STORED DATA
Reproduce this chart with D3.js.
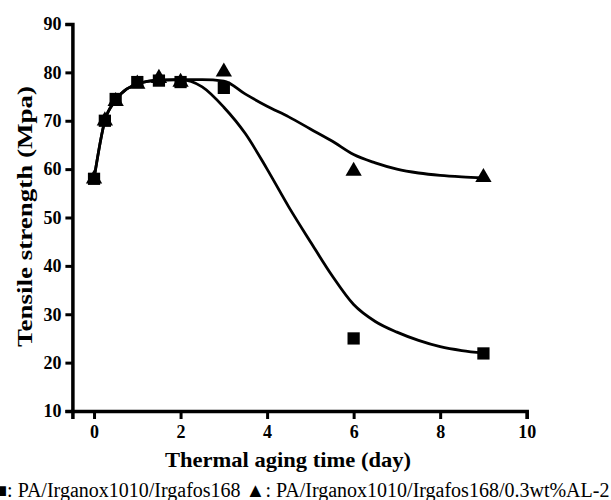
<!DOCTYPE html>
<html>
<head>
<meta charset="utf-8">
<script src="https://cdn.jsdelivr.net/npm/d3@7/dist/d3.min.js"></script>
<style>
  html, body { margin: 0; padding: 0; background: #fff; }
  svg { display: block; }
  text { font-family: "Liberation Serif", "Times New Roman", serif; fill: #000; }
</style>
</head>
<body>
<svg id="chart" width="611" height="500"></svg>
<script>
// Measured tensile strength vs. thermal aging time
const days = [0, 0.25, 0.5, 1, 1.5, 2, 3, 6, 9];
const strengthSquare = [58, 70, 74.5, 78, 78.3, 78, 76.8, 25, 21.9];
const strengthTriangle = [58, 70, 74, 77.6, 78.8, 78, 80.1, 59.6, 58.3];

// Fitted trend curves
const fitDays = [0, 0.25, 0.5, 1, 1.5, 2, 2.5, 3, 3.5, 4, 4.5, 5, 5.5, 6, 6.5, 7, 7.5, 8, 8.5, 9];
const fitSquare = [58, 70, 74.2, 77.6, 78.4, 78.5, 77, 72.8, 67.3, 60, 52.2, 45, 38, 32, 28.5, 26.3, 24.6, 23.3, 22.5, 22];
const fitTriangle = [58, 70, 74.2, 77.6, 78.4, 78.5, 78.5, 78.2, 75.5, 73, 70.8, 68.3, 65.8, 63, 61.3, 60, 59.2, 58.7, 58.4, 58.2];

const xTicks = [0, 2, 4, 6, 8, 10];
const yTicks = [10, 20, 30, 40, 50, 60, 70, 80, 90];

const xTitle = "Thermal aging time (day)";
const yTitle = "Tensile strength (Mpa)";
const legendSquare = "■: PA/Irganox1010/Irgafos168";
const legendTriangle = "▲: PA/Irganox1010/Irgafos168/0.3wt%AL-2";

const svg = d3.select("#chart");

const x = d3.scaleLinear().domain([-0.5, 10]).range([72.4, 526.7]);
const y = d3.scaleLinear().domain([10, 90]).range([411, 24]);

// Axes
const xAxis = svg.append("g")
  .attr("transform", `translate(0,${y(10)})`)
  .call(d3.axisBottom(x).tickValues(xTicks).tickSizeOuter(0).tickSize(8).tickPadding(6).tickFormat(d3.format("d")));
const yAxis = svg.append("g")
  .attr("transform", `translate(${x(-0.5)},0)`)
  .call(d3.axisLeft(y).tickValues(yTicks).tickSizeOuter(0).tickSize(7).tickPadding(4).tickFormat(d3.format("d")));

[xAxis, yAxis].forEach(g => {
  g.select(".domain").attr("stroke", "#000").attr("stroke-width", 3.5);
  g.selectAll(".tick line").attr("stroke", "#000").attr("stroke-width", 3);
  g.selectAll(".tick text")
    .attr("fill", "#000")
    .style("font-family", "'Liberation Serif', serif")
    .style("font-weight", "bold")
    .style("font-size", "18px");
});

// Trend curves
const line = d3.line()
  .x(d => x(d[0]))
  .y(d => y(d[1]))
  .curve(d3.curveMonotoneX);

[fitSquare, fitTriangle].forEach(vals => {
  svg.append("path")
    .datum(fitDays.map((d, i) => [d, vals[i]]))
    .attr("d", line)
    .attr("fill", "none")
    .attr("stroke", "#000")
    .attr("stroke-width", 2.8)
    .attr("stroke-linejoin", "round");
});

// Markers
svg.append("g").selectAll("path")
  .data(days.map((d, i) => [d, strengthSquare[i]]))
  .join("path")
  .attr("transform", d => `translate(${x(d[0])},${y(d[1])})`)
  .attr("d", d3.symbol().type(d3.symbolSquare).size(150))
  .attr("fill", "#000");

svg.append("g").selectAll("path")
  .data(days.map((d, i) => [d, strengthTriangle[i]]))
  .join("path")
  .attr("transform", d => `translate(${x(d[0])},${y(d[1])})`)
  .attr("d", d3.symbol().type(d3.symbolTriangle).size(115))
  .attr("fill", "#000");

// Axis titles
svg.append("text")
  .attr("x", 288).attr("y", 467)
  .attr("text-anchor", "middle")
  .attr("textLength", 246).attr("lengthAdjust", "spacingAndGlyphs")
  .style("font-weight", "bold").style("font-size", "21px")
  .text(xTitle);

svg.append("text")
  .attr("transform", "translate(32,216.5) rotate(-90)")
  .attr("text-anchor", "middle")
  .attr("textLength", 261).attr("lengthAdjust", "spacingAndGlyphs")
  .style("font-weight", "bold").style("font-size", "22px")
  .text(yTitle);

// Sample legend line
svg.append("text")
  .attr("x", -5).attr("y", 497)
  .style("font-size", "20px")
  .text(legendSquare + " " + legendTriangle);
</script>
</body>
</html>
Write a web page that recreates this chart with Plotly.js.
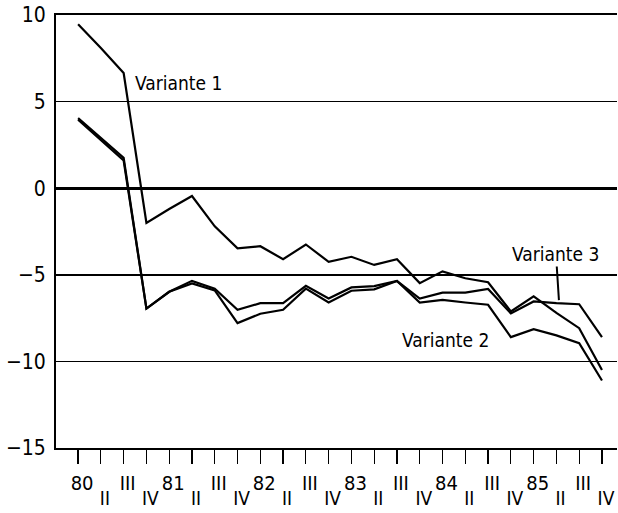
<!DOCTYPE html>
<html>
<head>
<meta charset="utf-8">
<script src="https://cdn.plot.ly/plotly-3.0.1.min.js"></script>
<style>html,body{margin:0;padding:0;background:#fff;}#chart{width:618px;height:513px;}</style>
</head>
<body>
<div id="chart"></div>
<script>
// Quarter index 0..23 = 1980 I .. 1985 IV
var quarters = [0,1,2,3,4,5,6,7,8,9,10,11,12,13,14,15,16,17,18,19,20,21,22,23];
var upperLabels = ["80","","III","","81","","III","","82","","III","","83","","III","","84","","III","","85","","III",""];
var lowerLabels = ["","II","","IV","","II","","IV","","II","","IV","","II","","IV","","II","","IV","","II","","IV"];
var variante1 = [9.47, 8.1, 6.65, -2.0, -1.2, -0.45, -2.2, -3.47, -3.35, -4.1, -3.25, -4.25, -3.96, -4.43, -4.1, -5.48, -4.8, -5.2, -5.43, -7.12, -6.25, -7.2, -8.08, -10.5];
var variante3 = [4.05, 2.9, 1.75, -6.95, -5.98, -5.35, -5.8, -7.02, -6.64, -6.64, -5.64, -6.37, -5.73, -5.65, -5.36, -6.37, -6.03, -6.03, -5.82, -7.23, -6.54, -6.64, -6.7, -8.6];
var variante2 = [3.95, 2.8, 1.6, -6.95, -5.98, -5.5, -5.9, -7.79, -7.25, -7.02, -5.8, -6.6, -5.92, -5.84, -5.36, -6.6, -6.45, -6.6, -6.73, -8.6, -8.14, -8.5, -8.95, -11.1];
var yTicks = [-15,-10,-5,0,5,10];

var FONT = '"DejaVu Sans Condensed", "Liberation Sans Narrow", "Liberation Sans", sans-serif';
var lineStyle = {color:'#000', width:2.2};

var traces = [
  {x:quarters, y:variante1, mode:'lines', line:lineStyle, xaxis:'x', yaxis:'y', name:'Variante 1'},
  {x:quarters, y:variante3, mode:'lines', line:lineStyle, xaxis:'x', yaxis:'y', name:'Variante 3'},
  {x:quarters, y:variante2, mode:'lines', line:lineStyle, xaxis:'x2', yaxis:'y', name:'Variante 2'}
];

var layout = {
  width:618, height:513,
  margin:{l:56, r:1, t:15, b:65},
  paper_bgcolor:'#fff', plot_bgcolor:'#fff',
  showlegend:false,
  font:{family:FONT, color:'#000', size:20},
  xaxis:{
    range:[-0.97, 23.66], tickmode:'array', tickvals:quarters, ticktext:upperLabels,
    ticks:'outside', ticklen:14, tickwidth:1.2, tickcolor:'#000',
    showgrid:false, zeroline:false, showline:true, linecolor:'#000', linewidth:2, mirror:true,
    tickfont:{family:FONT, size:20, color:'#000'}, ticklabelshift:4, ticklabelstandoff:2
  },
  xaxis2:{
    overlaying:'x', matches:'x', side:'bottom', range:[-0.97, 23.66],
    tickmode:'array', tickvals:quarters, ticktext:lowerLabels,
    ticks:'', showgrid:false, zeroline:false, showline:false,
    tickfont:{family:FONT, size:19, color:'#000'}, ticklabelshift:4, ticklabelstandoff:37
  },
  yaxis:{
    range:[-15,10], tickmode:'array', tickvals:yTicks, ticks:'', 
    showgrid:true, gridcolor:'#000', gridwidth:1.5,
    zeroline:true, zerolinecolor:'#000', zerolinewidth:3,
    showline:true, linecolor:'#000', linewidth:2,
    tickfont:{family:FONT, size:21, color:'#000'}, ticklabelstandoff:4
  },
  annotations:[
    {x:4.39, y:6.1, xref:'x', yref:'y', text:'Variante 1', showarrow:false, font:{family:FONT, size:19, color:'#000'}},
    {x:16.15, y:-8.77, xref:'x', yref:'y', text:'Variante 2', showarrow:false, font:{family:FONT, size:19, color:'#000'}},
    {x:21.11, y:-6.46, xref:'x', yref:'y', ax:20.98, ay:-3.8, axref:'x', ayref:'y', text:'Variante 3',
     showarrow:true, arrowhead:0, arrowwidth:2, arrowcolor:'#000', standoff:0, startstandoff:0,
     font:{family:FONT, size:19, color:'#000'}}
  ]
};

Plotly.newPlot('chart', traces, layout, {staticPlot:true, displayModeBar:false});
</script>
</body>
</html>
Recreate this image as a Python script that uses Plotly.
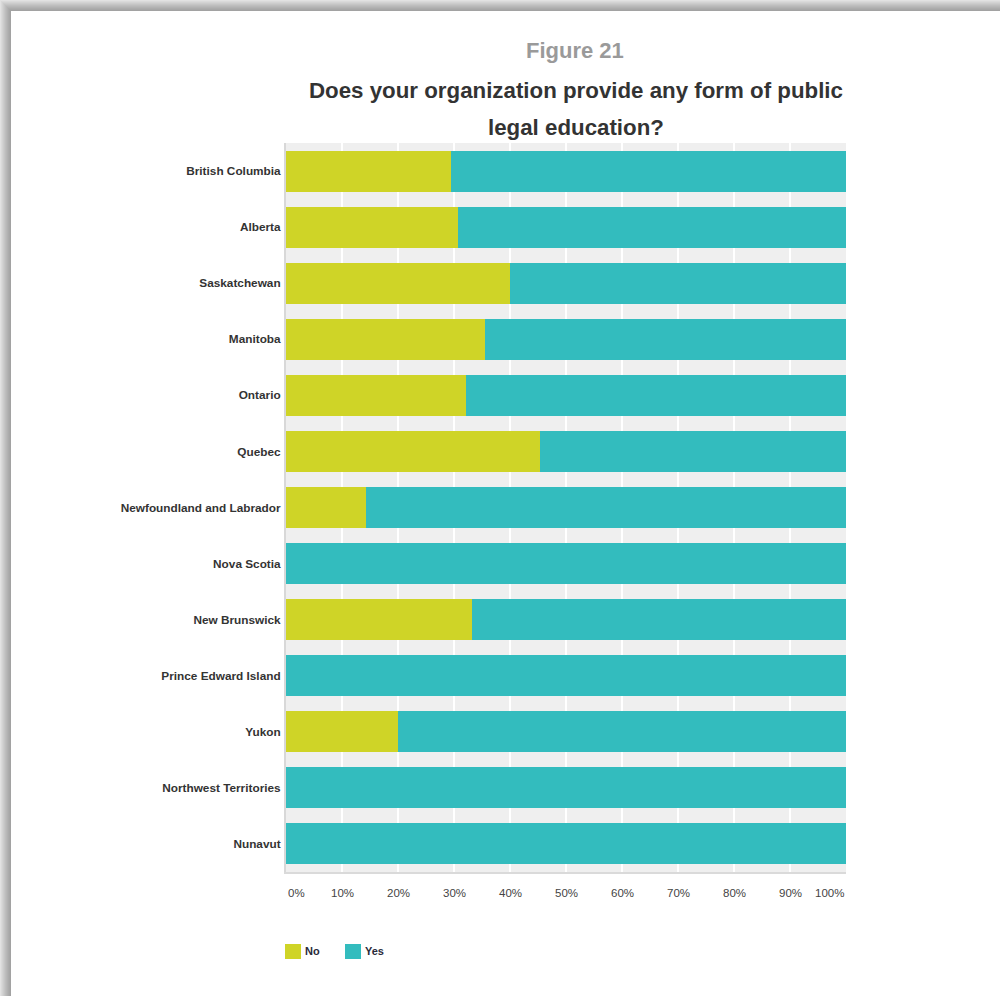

WRITTEN REQUEST
Without the pictures, repeat the entries above line by line, from the first through the one that contains "70, 80, 90];", both ends included.

RESULT FOR THIS TASK
Reproduce this chart with D3.js.
<!DOCTYPE html>
<html>
<head>
<meta charset="utf-8">
<script src="https://cdn.jsdelivr.net/npm/d3@7/dist/d3.min.js"></script>
<style>
  html, body { margin: 0; padding: 0; background: #fff; }
  svg { display: block; }
  text { font-family: "Liberation Serif", "Times New Roman", serif; fill: #000; }
</style>
</head>
<body>
<svg id="chart" width="611" height="500"></svg>
<script>
// Measured tensile strength vs. thermal aging time
const days = [0, 0.25, 0.5, 1, 1.5, 2, 3, 6, 9];
const strengthSquare = [58, 70, 74.5, 78, 78.3, 78, 76.8, 25, 21.9];
const strengthTriangle = [58, 70, 74, 77.6, 78.8, 78, 80.1, 59.6, 58.3];

// Fitted trend curves
const fitDays = [0, 0.25, 0.5, 1, 1.5, 2, 2.5, 3, 3.5, 4, 4.5, 5, 5.5, 6, 6.5, 7, 7.5, 8, 8.5, 9];
const fitSquare = [58, 70, 74.2, 77.6, 78.4, 78.5, 77, 72.8, 67.3, 60, 52.2, 45, 38, 32, 28.5, 26.3, 24.6, 23.3, 22.5, 22];
const fitTriangle = [58, 70, 74.2, 77.6, 78.4, 78.5, 78.5, 78.2, 75.5, 73, 70.8, 68.3, 65.8, 63, 61.3, 60, 59.2, 58.7, 58.4, 58.2];

const xTicks = [0, 2, 4, 6, 8, 10];
const yTicks = [10, 20, 30, 40, 50, 60, 70, 80, 90];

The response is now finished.